DCP 与 torch.save() 和 torch.load() 在以下几个重要方面有所不同:
它为每个检查点生成多个文件,每个进程至少对应一个文件。
它原地(in-place)操作,意味着模型应先分配其数据,DCP 则使用该存储空间。
DCP 对有状态对象(在 torch.distributed.checkpoint.stateful 中正式定义)提供特殊处理,如果定义了 state_dict 和 load_state_dict 方法,它会自动调用这些方法。
注意
本教程中的代码运行在 8-GPU 服务器上,但可以轻松推广到其他环境。
如何使用 DCP#
这里我们使用一个用 FSDP 封装的玩具模型进行演示。同样地,这些 API 和逻辑可以应用于更大模型的检查点保存。
保存#
现在,让我们创建一个玩具模块,用 FSDP 封装它,输入一些虚拟数据,然后保存它。
import os
import torch
import torch.distributed as dist
import torch.distributed.checkpoint as dcp
import torch.multiprocessing as mp
import torch.nn as nn
from torch.distributed.fsdp import fully_shard
from torch.distributed.checkpoint.state_dict import get_state_dict, set_state_dict
from torch.distributed.checkpoint.stateful import Stateful
CHECKPOINT_DIR = "checkpoint"
class AppState(Stateful):
"""This is a useful wrapper for checkpointing the Application State. Since this object is compliant
with the Stateful protocol, DCP will automatically call state_dict/load_stat_dict as needed in the
dcp.save/load APIs.
Note: We take advantage of this wrapper to hande calling distributed state dict methods on the model
and optimizer.
"""
def __init__(self, model, optimizer=None):
self.model = model
self.optimizer = optimizer
def state_dict(self):
# this line automatically manages FSDP FQN's, as well as sets the default state dict type to FSDP.SHARDED_STATE_DICT
model_state_dict, optimizer_state_dict = get_state_dict(self.model, self.optimizer)
return {
"model": model_state_dict,
"optim": optimizer_state_dict
}
def load_state_dict(self, state_dict):
# sets our state dicts on the model and optimizer, now that we've loaded
set_state_dict(
self.model,
self.optimizer,
model_state_dict=state_dict["model"],
optim_state_dict=state_dict["optim"]
)
class ToyModel(nn.Module):
def __init__(self):
super(ToyModel, self).__init__()
self.net1 = nn.Linear(16, 16)
self.relu = nn.ReLU()
self.net2 = nn.Linear(16, 8)
def forward(self, x):
return self.net2(self.relu(self.net1(x)))

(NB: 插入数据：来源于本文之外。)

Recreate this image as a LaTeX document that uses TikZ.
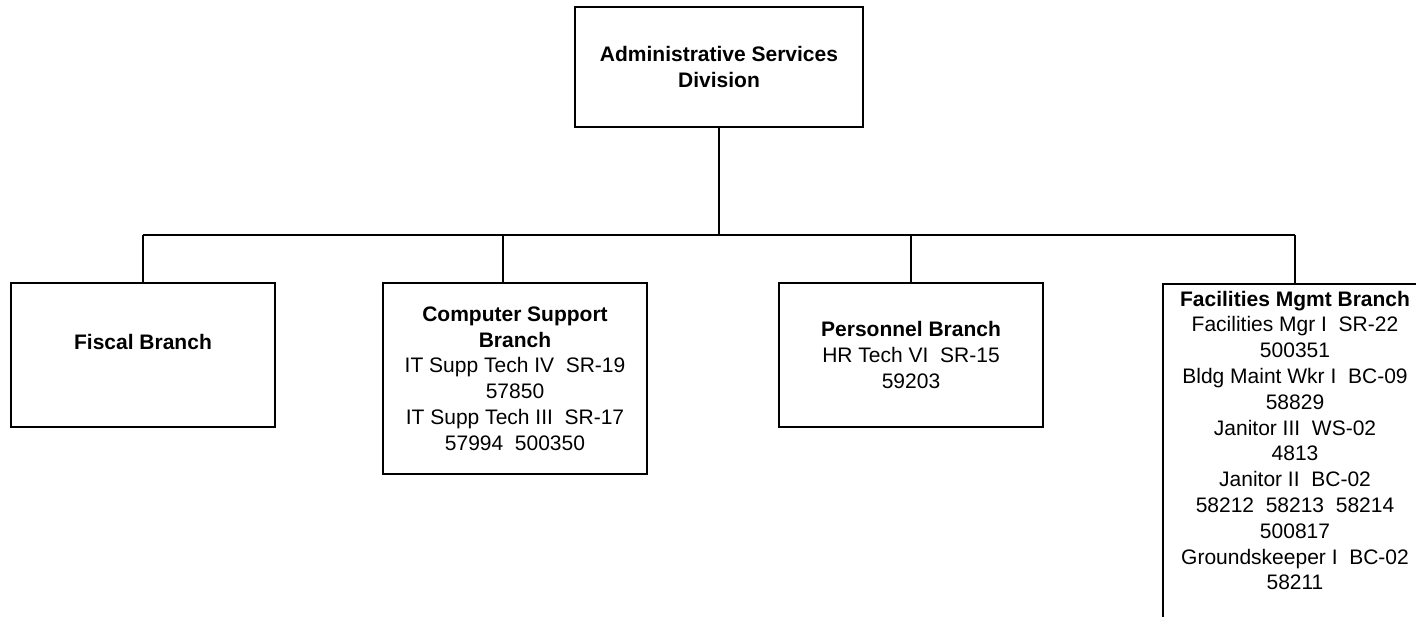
\documentclass[tikz,border=0pt]{standalone}
\usepackage{fontspec}
\setmainfont{Liberation Sans}
\begin{document}
\begin{tikzpicture}[x=1pt,y=-1pt,
  box/.style={draw,line width=1.8pt,inner sep=0pt,align=center,font=\fontsize{21}{25.8}\selectfont},
  link/.style={line width=1.8pt}]
\useasboundingbox (0,0) rectangle (1416,616);
\clip (0,0) rectangle (1416,616);
\node[box,minimum width=288pt,minimum height=120pt] (top) at (719,67) {\textbf{Administrative Services}\\\textbf{Division}};
\node[box,minimum width=264pt,minimum height=144pt] (fis) at (143,355) {\textbf{Fiscal Branch}\\[-7pt]\strut};
\node[box,minimum width=264pt,minimum height=191pt] (comp) at (515,378.5) {\textbf{Computer Support}\\\textbf{Branch}\\IT Supp Tech IV\ \ SR-19\\57850\\IT Supp Tech III\ \ SR-17\\57994\ \ 500350};
\node[box,minimum width=264pt,minimum height=144pt] (pers) at (911,355) {\textbf{Personnel Branch}\\HR Tech VI\ \ SR-15\\59203};
\node[box,anchor=north,minimum width=264pt,inner ysep=7pt,text depth=80pt] (fac) at (1295,283) {\textbf{Facilities Mgmt Branch}\\Facilities Mgr I\ \ SR-22\\500351\\Bldg Maint Wkr I\ \ BC-09\\58829\\Janitor III\ \ WS-02\\4813\\Janitor II\ \ BC-02\\58212\ \ 58213\ \ 58214\\500817\\Groundskeeper I\ \ BC-02\\58211};
\coordinate (bus) at (719,235);
\coordinate (cc) at (503,235);
\draw[link] (top.south) -- (bus);
\draw[link] (bus -| fis.north) -- (bus -| fac.north);
\draw[link] (bus -| fis.north) -- (fis.north);
\draw[link] (cc) -- (cc |- comp.north);
\draw[link] (bus -| pers.north) -- (pers.north);
\draw[link] (bus -| fac.north) -- (fac.north);
\end{tikzpicture}
\end{document}
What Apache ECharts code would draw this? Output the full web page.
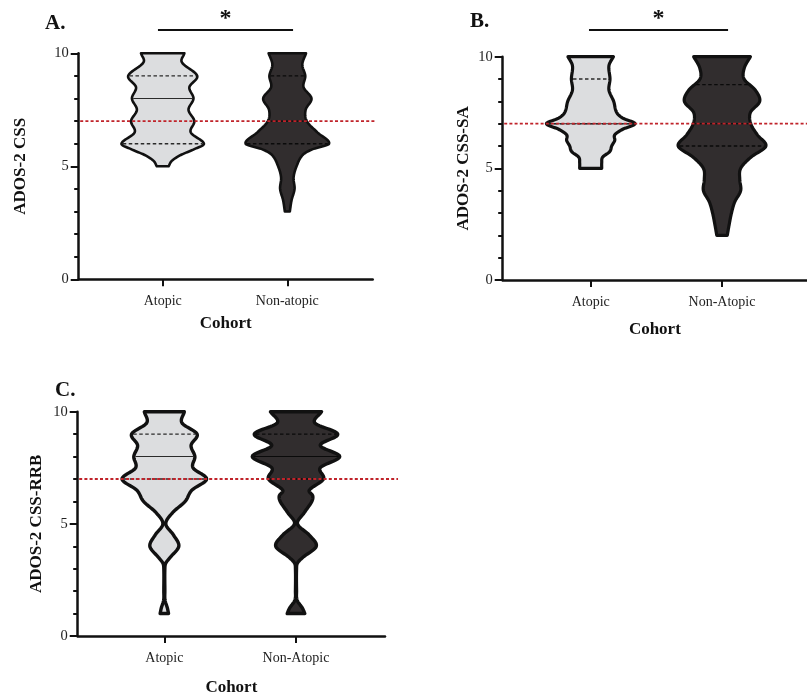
<!DOCTYPE html>
<html>
<head>
<meta charset="utf-8">
<script src="https://cdn.jsdelivr.net/npm/echarts@6/dist/echarts.min.js"></script>
<style>
html,body{margin:0;padding:0;background:#fff;}
#chart{width:807px;height:697px;}
</style>
</head>
<body>
<div id="chart"></div>
<script>
// ================= DATA =================
const CATS_A = ['Atopic', 'Non-atopic'];
const CATS_B = ['Atopic', 'Non-Atopic'];
const CATS_C = ['Atopic', 'Non-Atopic'];
const Y_TICKS = [0, 5, 10];
const CUTOFF = 7;
const SIG_LABEL = '*';

// Violin outlines: score level (y) and half-width of the density at that level (in category-axis units)
// Panel A  (ADOS-2 CSS)
const A_ATOPIC_Y = [10, 9.6, 9, 8.5, 8, 7.5, 7, 6.5, 6, 5.75, 5.5, 5.25, 5];
const A_ATOPIC_W = [0.174, 0.154, 0.277, 0.214, 0.247, 0.207, 0.254, 0.225, 0.331, 0.25, 0.145, 0.075, 0.047];
const A_ATOPIC_Q = [6, 8, 9];          // Q1, median, Q3
const A_NON_Y = [10, 9.5, 9, 8.5, 8, 7.5, 7, 6.5, 6, 5.75, 5.5, 5, 4.5, 4, 3.5, 3];
const A_NON_W = [0.150, 0.120, 0.144, 0.130, 0.194, 0.147, 0.156, 0.241, 0.335, 0.2, 0.123, 0.074, 0.050, 0.058, 0.034, 0.020];
const A_NON_Q = [6, 7, 9];

// Panel B  (ADOS-2 CSS-SA)
const B_ATOPIC_Y = [10, 9.6, 9, 8.5, 8, 7.5, 7.25, 7, 6.75, 6.5, 6.25, 6, 5.75, 5.5, 5.25, 5];
const B_ATOPIC_W = [0.173, 0.139, 0.147, 0.139, 0.175, 0.198, 0.244, 0.337, 0.244, 0.183, 0.183, 0.16, 0.145, 0.091, 0.084, 0.084];
const B_ATOPIC_Q = [7, 7, 9];
const B_NON_Y = [10, 9.5, 9, 8.5, 8, 7.5, 7, 6.5, 6, 5.5, 5, 4.5, 4, 3.5, 3, 2.5, 2];
const B_NON_W = [0.216, 0.170, 0.168, 0.254, 0.287, 0.216, 0.219, 0.269, 0.334, 0.22, 0.142, 0.135, 0.142, 0.097, 0.072, 0.055, 0.040];
const B_NON_Q = [6, 7, 8.75];

// Panel C  (ADOS-2 CSS-RRB)
const C_ATOPIC_Y = [10, 9.5, 9, 8.5, 8, 7.5, 7, 6.5, 6, 5.5, 5, 4.5, 4, 3.5, 3.25, 3, 2, 1.6, 1.25, 1];
const C_ATOPIC_W = [0.152, 0.134, 0.249, 0.203, 0.232, 0.218, 0.321, 0.209, 0.158, 0.063, 0.011, 0.070, 0.110, 0.044, 0.011, 0.004, 0.004, 0.005, 0.023, 0.032];
const C_ATOPIC_Q = [7, 8, 9];
const C_NON_Y = [10, 9.5, 9, 8.5, 8, 7.5, 7, 6.5, 6.25, 6, 5.5, 5, 4.5, 4, 3.5, 3.25, 3, 2, 1.6, 1.25, 1];
const C_NON_W = [0.194, 0.143, 0.317, 0.184, 0.332, 0.184, 0.209, 0.101, 0.127, 0.12, 0.063, 0.011, 0.101, 0.154, 0.051, 0.011, 0.004, 0.004, 0.008, 0.048, 0.067];
const C_NON_Q = [7, 8, 9];

// ================= LAYOUT / STYLE =================
const FONT = 'Liberation Serif';
const INK = '#111';
const FILLS = ['#dcdddf', '#312d2e'];
const QCOLORS = ['#2a2a2a', '#0a0a0a'];

const PANELS = [
  { title: 'A.', titlePos: [45, 13], yName: 'ADOS-2 CSS', cats: CATS_A,
    grid: { left: 78.7, top: 53.3, width: 294, height: 226 },
    xMin: 0.326, xMax: 2.685, refEnd: 2.705, yNameGap: 50, xNameGap: 36, stroke: 2.6,
    sig: { x: [0.962, 2.046], dy: 23.3 },
    violins: [ { y: A_ATOPIC_Y, w: A_ATOPIC_W, q: A_ATOPIC_Q }, { y: A_NON_Y, w: A_NON_W, q: A_NON_Q } ] },
  { title: 'B.', titlePos: [470, 11], yName: 'ADOS-2 CSS-SA', cats: CATS_B,
    grid: { left: 502.7, top: 56.7, width: 304.3, height: 223.3 },
    xMin: 0.330, xMax: 2.647, refEnd: 2.647, yNameGap: 31, xNameGap: 41.5, stroke: 3.2,
    sig: { x: [0.987, 2.046], dy: 26.7 },
    violins: [ { y: B_ATOPIC_Y, w: B_ATOPIC_W, q: B_ATOPIC_Q }, { y: B_NON_Y, w: B_NON_W, q: B_NON_Q } ] },
  { title: 'C.', titlePos: [55, 380], yName: 'ADOS-2 CSS-RRB', cats: CATS_C,
    grid: { left: 77.7, top: 411.7, width: 307.3, height: 226.6 },
    xMin: 0.342, xMax: 2.676, refEnd: 2.775, yNameGap: 32.5, xNameGap: 43, stroke: 3.4,
    sig: null,
    violins: [ { y: C_ATOPIC_Y, w: C_ATOPIC_W, q: C_ATOPIC_Q }, { y: C_NON_Y, w: C_NON_W, q: C_NON_Q } ] }
];

// ---------- smooth outline (cubic Hermite through the read points) ----------
function tangents(ys, ws) {
  const n = ys.length, m = [];
  for (let i = 0; i < n; i++) {
    if (i === 0) m.push((ws[1] - ws[0]) / (ys[1] - ys[0]));
    else if (i === n - 1) m.push((ws[n - 1] - ws[n - 2]) / (ys[n - 1] - ys[n - 2]));
    else m.push((ws[i + 1] - ws[i - 1]) / (ys[i + 1] - ys[i - 1]));
  }
  return m;
}
function hermite(ys, ws, m, i, t) {
  const h = ys[i + 1] - ys[i];
  const t2 = t * t, t3 = t2 * t;
  const w = (2 * t3 - 3 * t2 + 1) * ws[i] + (t3 - 2 * t2 + t) * h * m[i] +
            (-2 * t3 + 3 * t2) * ws[i + 1] + (t3 - t2) * h * m[i + 1];
  return Math.max(0, w);
}
function outline(ys, ws, steps) {
  const m = tangents(ys, ws), pts = [];
  for (let i = 0; i < ys.length - 1; i++) {
    for (let s = 0; s < steps; s++) {
      const t = s / steps;
      pts.push([ys[i] + (ys[i + 1] - ys[i]) * t, hermite(ys, ws, m, i, t)]);
    }
  }
  pts.push([ys[ys.length - 1], ws[ws.length - 1]]);
  return pts;
}
function widthAt(ys, ws, y) {
  const m = tangents(ys, ws);
  for (let i = 0; i < ys.length - 1; i++) {
    const a = ys[i], b = ys[i + 1];
    if ((y <= a && y >= b) || (y >= a && y <= b)) {
      const t = (y - a) / (b - a);
      return hermite(ys, ws, m, i, t);
    }
  }
  return 0;
}

function violinRenderer(panel) {
  return function (params, api) {
    const v = panel.violins[params.dataIndex];
    const cx = api.value(0);
    const pts = outline(v.y, v.w, 12);
    const left = pts.map(p => api.coord([cx - p[1], p[0]]));
    const right = pts.slice().reverse().map(p => api.coord([cx + p[1], p[0]]));
    const children = [{
      type: 'polygon',
      shape: { points: left.concat(right) },
      style: { fill: FILLS[params.dataIndex], stroke: INK, lineWidth: panel.stroke, lineJoin: 'round' }
    }];
    v.q.forEach((q, qi) => {
      const w = widthAt(v.y, v.w, q);
      const p1 = api.coord([cx - w, q]), p2 = api.coord([cx + w, q]);
      const inset = panel.stroke / 2;
      children.push({
        type: 'line',
        shape: { x1: p1[0] + inset, y1: p1[1], x2: p2[0] - inset, y2: p2[1] },
        style: { stroke: QCOLORS[params.dataIndex], lineWidth: qi === 1 ? 1.1 : 1.4, lineDash: qi === 1 ? null : [3.5, 2.5] }
      });
    });
    return { type: 'group', children };
  };
}

const grids = [], xAxes = [], yAxes = [], series = [], titles = [];
PANELS.forEach((p, gi) => {
  grids.push(Object.assign({}, p.grid));
  titles.push({ text: p.title, left: p.titlePos[0], top: p.titlePos[1], padding: 0,
    textStyle: { fontFamily: FONT, fontWeight: 'bold', fontSize: 21, color: INK } });
  xAxes.push({
    type: 'value', gridIndex: gi, min: p.xMin, max: p.xMax,
    name: 'Cohort', nameLocation: 'middle', nameGap: p.xNameGap,
    nameTextStyle: { fontFamily: FONT, fontWeight: 'bold', fontSize: 17, color: INK },
    axisLine: { show: true, onZero: false, lineStyle: { color: INK, width: 2.5 } },
    axisTick: { show: true, customValues: [1, 2], length: 7, lineStyle: { color: INK, width: 2 } },
    axisLabel: { show: true, customValues: [1, 2], margin: 15, formatter: v => p.cats[Math.round(v) - 1],
      fontFamily: FONT, fontSize: 14, color: '#222' },
    splitLine: { show: false }
  });
  yAxes.push({
    type: 'value', gridIndex: gi, min: Y_TICKS[0], max: Y_TICKS[Y_TICKS.length - 1], interval: Y_TICKS[1] - Y_TICKS[0],
    name: p.yName, nameLocation: 'middle', nameGap: p.yNameGap, nameRotate: 90,
    nameTextStyle: { fontFamily: FONT, fontWeight: 'bold', fontSize: 17, color: INK },
    axisLine: { show: true, onZero: false, lineStyle: { color: INK, width: 2.5 } },
    axisTick: { show: true, length: 8, lineStyle: { color: INK, width: 2 } },
    minorTick: { show: true, splitNumber: 5, length: 4.5, lineStyle: { color: INK, width: 2 } },
    axisLabel: { margin: 10, fontFamily: FONT, fontSize: 14.5, color: '#222' },
    splitLine: { show: false }, minorSplitLine: { show: false }
  });
  series.push({
    type: 'custom', xAxisIndex: gi, yAxisIndex: gi, z: 2, clip: false,
    data: [[1, 10], [2, 10]],
    renderItem: violinRenderer(p)
  });
  series.push({
    type: 'custom', xAxisIndex: gi, yAxisIndex: gi, z: 4, clip: false,
    data: [[1, CUTOFF]],
    renderItem: function (params, api) {
      const a = api.coord([p.xMin, api.value(1)]), b = api.coord([p.refEnd, api.value(1)]);
      return { type: 'line', shape: { x1: a[0] + 1.5, y1: a[1], x2: b[0], y2: b[1] },
        style: { stroke: '#c0232a', lineWidth: 1.8, lineDash: [3, 2.2] } };
    }
  });
  if (p.sig) {
    series.push({
      type: 'custom', xAxisIndex: gi, yAxisIndex: gi, z: 4, clip: false,
      data: [[p.sig.x[0], Y_TICKS[Y_TICKS.length - 1], p.sig.x[1]]],
      renderItem: function (params, api) {
        const a = api.coord([api.value(0), api.value(1)]), b = api.coord([api.value(2), api.value(1)]);
        const y = a[1] - p.sig.dy;
        return { type: 'group', children: [
          { type: 'line', shape: { x1: a[0], y1: y, x2: b[0], y2: y }, style: { stroke: INK, lineWidth: 2.2 } },
          { type: 'text', style: { text: SIG_LABEL, x: (a[0] + b[0]) / 2, y: y - 11, align: 'center', verticalAlign: 'middle',
              font: 'bold 24px "' + FONT + '"', fill: INK } }
        ] };
      }
    });
  }
});

const chart = echarts.init(document.getElementById('chart'), null, { renderer: 'canvas' });
chart.setOption({
  animation: false,
  backgroundColor: '#fff',
  title: titles,
  grid: grids,
  xAxis: xAxes,
  yAxis: yAxes,
  series: series
});
</script>
</body>
</html>
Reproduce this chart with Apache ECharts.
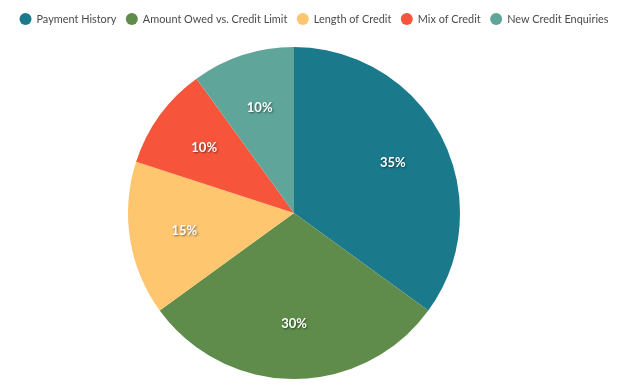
<!DOCTYPE html>
<html><head><meta charset="utf-8">
<script src="https://cdn.jsdelivr.net/npm/echarts@6/dist/echarts.min.js"></script>
<style>html,body{margin:0;padding:0;background:#fff}#c{width:628px;height:390px}</style>
</head><body><div id="c"></div>
<script>
const categories = ["Payment History", "Amount Owed vs. Credit Limit", "Length of Credit", "Mix of Credit", "New Credit Enquiries"];
const values = [35, 30, 15, 10, 10];
const colors = ["#1b798c", "#5f8c4a", "#fec66f", "#f7553b", "#5fa59a"];

const data = categories.map((n, i) => ({ name: n, value: values[i] }));
const chart = echarts.init(document.getElementById('c'));
chart.setOption({
  color: colors,
  animation: false,
  legend: {
    top: 13, left: 'center', width: 628, padding: 0,
    icon: 'circle', itemWidth: 12, itemHeight: 12, itemGap: 9.5,
    textStyle: { color: '#4a4a4a', fontSize: 10.9, fontFamily: 'Lato' },
    data: categories
  },
  series: [{
    type: 'pie', center: [294, 213], radius: 166,
    data: data, label: { show: false }, labelLine: { show: false },
    itemStyle: { borderWidth: 0 }, emphasis: { disabled: true }
  }, {
    type: 'pie', center: [294, 213], radius: [50, 166], silent: true,
    data: data,
    itemStyle: { color: 'rgba(0,0,0,0)', borderWidth: 0 },
    label: {
      show: true, position: 'inside', formatter: p => p.value + '%',
      color: '#fff', fontSize: 13, fontWeight: 'bold', fontFamily: 'Lato',
      textShadowColor: 'rgba(0,0,0,0.5)', textShadowBlur: 2, textShadowOffsetX: 1, textShadowOffsetY: 1
    },
    labelLine: { show: false }, emphasis: { disabled: true }
  }]
});
</script></body></html>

def setup(rank, world_size):
os.environ["MASTER_ADDR"] = "localhost"
os.environ["MASTER_PORT"] = "12355 "
# initialize the process group
dist.init_process_group("nccl", rank=rank, world_size=world_size)
torch.cuda.set_device(rank)
def cleanup():
dist.destroy_process_group()
def run_fsdp_checkpoint_save_example(rank, world_size):
print(f"Running basic FSDP checkpoint saving example on rank {rank}.")
setup(rank, world_size)
# create a model and move it to GPU with id rank
model = ToyModel().to(rank)
model = fully_shard(model)
loss_fn = nn.MSELoss()
optimizer = torch.optim.Adam(model.parameters(), lr=0.1)
optimizer.zero_grad()
model(torch.rand(8, 16, device="cuda")).sum().backward()
optimizer.step()
state_dict = { "app": AppState(model, optimizer) }
dcp.save(state_dict, checkpoint_id=CHECKPOINT_DIR)
cleanup()
if __name__ == "__main__":
world_size = torch.cuda.device_count()
print(f"Running fsdp checkpoint example on {world_size} devices.")
mp.spawn(
run_fsdp_checkpoint_save_example,
args=(world_size,),
nprocs=world_size,
join=True,
)
请查看 checkpoint 目录。您应该会看到与下述文件数量对应的检查点文件。例如,如果您有 8 个设备,则应该看到 8 个文件。
加载#
保存后,让我们创建相同的 FSDP 封装模型,并将存储中保存的 state dict 加载到模型中。您可以在相同的世界大小(world size)或不同的世界大小下加载。
请注意,您必须在加载前调用 model.state_dict() 并将其传递给 DCP 的 load_state_dict() API。这与 torch.load() 有本质区别,因为 torch.load() 在加载前仅需要检查点路径。我们需要在加载前获取 state_dict 的原因是:
DCP 使用来自模型 state_dict 的预分配存储空间从检查点目录加载数据。在加载过程中,传入的 state_dict 将会被原地更新。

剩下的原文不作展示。